Greg Gaines is the last master of high school espionage, able to disappear at will into any social environment. He has only one friend, Earl, and together they spend their time making movies, their own incomprehensible versions of Coppola and Herzog cult classics.
Until Greg’s mother forces him to rekindle his childhood friendship with Rachel.
Rachel has been diagnosed with leukemia—-cue extreme adolescent awkwardness—-but a parental mandate has been issued and must be obeyed. When Rachel stops treatment, Greg and Earl decide the thing to do is to make a film for her, which turns into the Worst Film Ever Made and becomes a turning point in each of their lives.
And all at once Greg must abandon invisibility and stand in the spotlight.
This book was interesting. Though short and a quick read it took me longer than I expected to get through. I lost interest part way through, partly because I’m sick and kept falling asleep while reading, but primarily because I was not a fan of the MC for a large chunk of the book, or he and Earl’s bawdy language.

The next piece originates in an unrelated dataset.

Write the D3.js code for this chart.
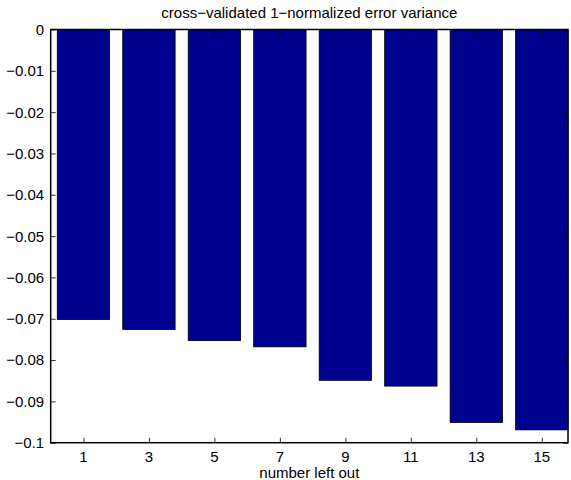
<!DOCTYPE html>
<html>
<head>
<meta charset="UTF-8">
<script src="https://cdn.jsdelivr.net/npm/d3@7"></script>
<style>
  body { margin: 0; background: #fff; }
  text { font-family: "Liberation Sans", Arial, sans-serif; fill: #000; }
</style>
</head>
<body>
<div id="chart"></div>
<script>
// values
const leftOut = [1, 3, 5, 7, 9, 11, 13, 15];
const errVar = [-0.0702, -0.0726, -0.0753, -0.0768, -0.0849, -0.0863, -0.0951, -0.0969];
const yTicks = [0, -0.01, -0.02, -0.03, -0.04, -0.05, -0.06, -0.07, -0.08, -0.09, -0.1];

const W = 571, H = 480;
const plotL = 50.7, plotR = 568, plotT = 29.5, plotB = 442.7;
const fs = 15;

const svg = d3.select("#chart").append("svg")
    .attr("width", W).attr("height", H);

const x = d3.scaleLinear().domain([0, 15.8]).range([plotL, plotR]);
const y = d3.scaleLinear().domain([0, -0.1]).range([plotT, plotB]);

const fmt = d => d === 0 ? "0" : "\u2212" + String(Math.abs(d));

// bars
svg.selectAll("rect.bar")
    .data(leftOut)
    .join("rect")
    .attr("class", "bar")
    .attr("x", d => x(d - 0.8))
    .attr("width", d => x(d + 0.8) - x(d - 0.8))
    .attr("y", y(0))
    .attr("height", (d, i) => y(errVar[i]) - y(0))
    .attr("fill", "#00008f")
    .attr("stroke", "#000")
    .attr("stroke-width", 0.8);

// axes, ticks pointing inward
const tickLen = 5;
svg.append("g")
    .attr("transform", `translate(${plotL},0)`)
    .call(d3.axisRight(y).tickValues(yTicks).tickSize(tickLen).tickFormat(""))
    .call(g => g.select(".domain").remove());
svg.append("g")
    .attr("transform", `translate(${plotR},0)`)
    .call(d3.axisLeft(y).tickValues(yTicks).tickSize(tickLen).tickFormat(""))
    .call(g => g.select(".domain").remove());
svg.append("g")
    .attr("transform", `translate(0,${plotB})`)
    .call(d3.axisTop(x).tickValues(leftOut).tickSize(tickLen).tickFormat(""))
    .call(g => g.select(".domain").remove());
svg.append("g")
    .attr("transform", `translate(0,${plotT})`)
    .call(d3.axisBottom(x).tickValues(leftOut).tickSize(tickLen).tickFormat(""))
    .call(g => g.select(".domain").remove());

svg.selectAll(".tick line").attr("stroke", "#000").attr("stroke-width", 0.8);

// box
svg.append("rect")
    .attr("x", plotL).attr("y", plotT)
    .attr("width", plotR - plotL).attr("height", plotB - plotT)
    .attr("fill", "none")
    .attr("stroke", "#000")
    .attr("stroke-width", 1.5);

// tick labels
svg.append("g").selectAll("text")
    .data(yTicks)
    .join("text")
    .attr("x", plotL - 6.5)
    .attr("y", d => y(d))
    .attr("dy", "0.36em")
    .attr("text-anchor", "end")
    .attr("font-size", fs)
    .text(fmt);

svg.append("g").selectAll("text")
    .data(leftOut)
    .join("text")
    .attr("x", d => x(d))
    .attr("y", 462)
    .attr("text-anchor", "middle")
    .attr("font-size", fs)
    .text(d => d);

svg.append("text")
    .attr("x", (plotL + plotR) / 2)
    .attr("y", 478)
    .attr("text-anchor", "middle")
    .attr("font-size", fs)
    .text("number left out");

svg.append("text")
    .attr("x", (plotL + plotR) / 2)
    .attr("y", 18)
    .attr("text-anchor", "middle")
    .attr("font-size", fs)
    .text("cross\u2212validated 1\u2212normalized error variance");
</script>
</body>
</html>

I will say this though, I got it. It’s a book that takes on all the tropes that come along with any “cancer book” and shows that, like in real life, these big dramatic, life-altering events don’t always have that big of an impact on you. Or you don’t automatically find an emotional well you had originally walled off. And that it’s awkward to deal with these sorts of situations, especially with people who you never had a very deep connection with.
There were also moments of hilarity. The first quarter of the book had me laughing out loud constantly.
However, it quickly becomes obvious just how flawed our MC is, and though he thinks he understands these flaws, he doesn’t. He’s a loner, scared to care about anyone or have anyone care about him because he’s terrified of not fitting in or being hurt. I can understand parts of this, as Greg notes several time – High School Sucks. Earl is the closest thing he has to a friend, and I loved that Earl was the blatantly honest moral compass of the duo, especially with his unconventional family life. Earl said all the things to Greg that I wanted to say. As Greg hangs out with Rachel though he also unveils an extremely selfish side of himself, and he can’t admit that he likes this girl even a little as a friend, and that drove me crazy. She’s the only person who listens to him, she doesn’t judge, she doesn’t try to make him change, she simply listens.
And while Greg points out numerous times throughout the book that there was no amazing connection between he and Rachel, that she didn’t change his life, that watching her die had no profound effect. It’s all a lie.
It’s all a lie while still being able to avoid the tropes of those Other Books though, and that’s where the charm of this really shines through. It was certainly not one of my favorite books, but I am glad that I read it, and it’s interesting POV is certainly refreshing and makes it worth the read.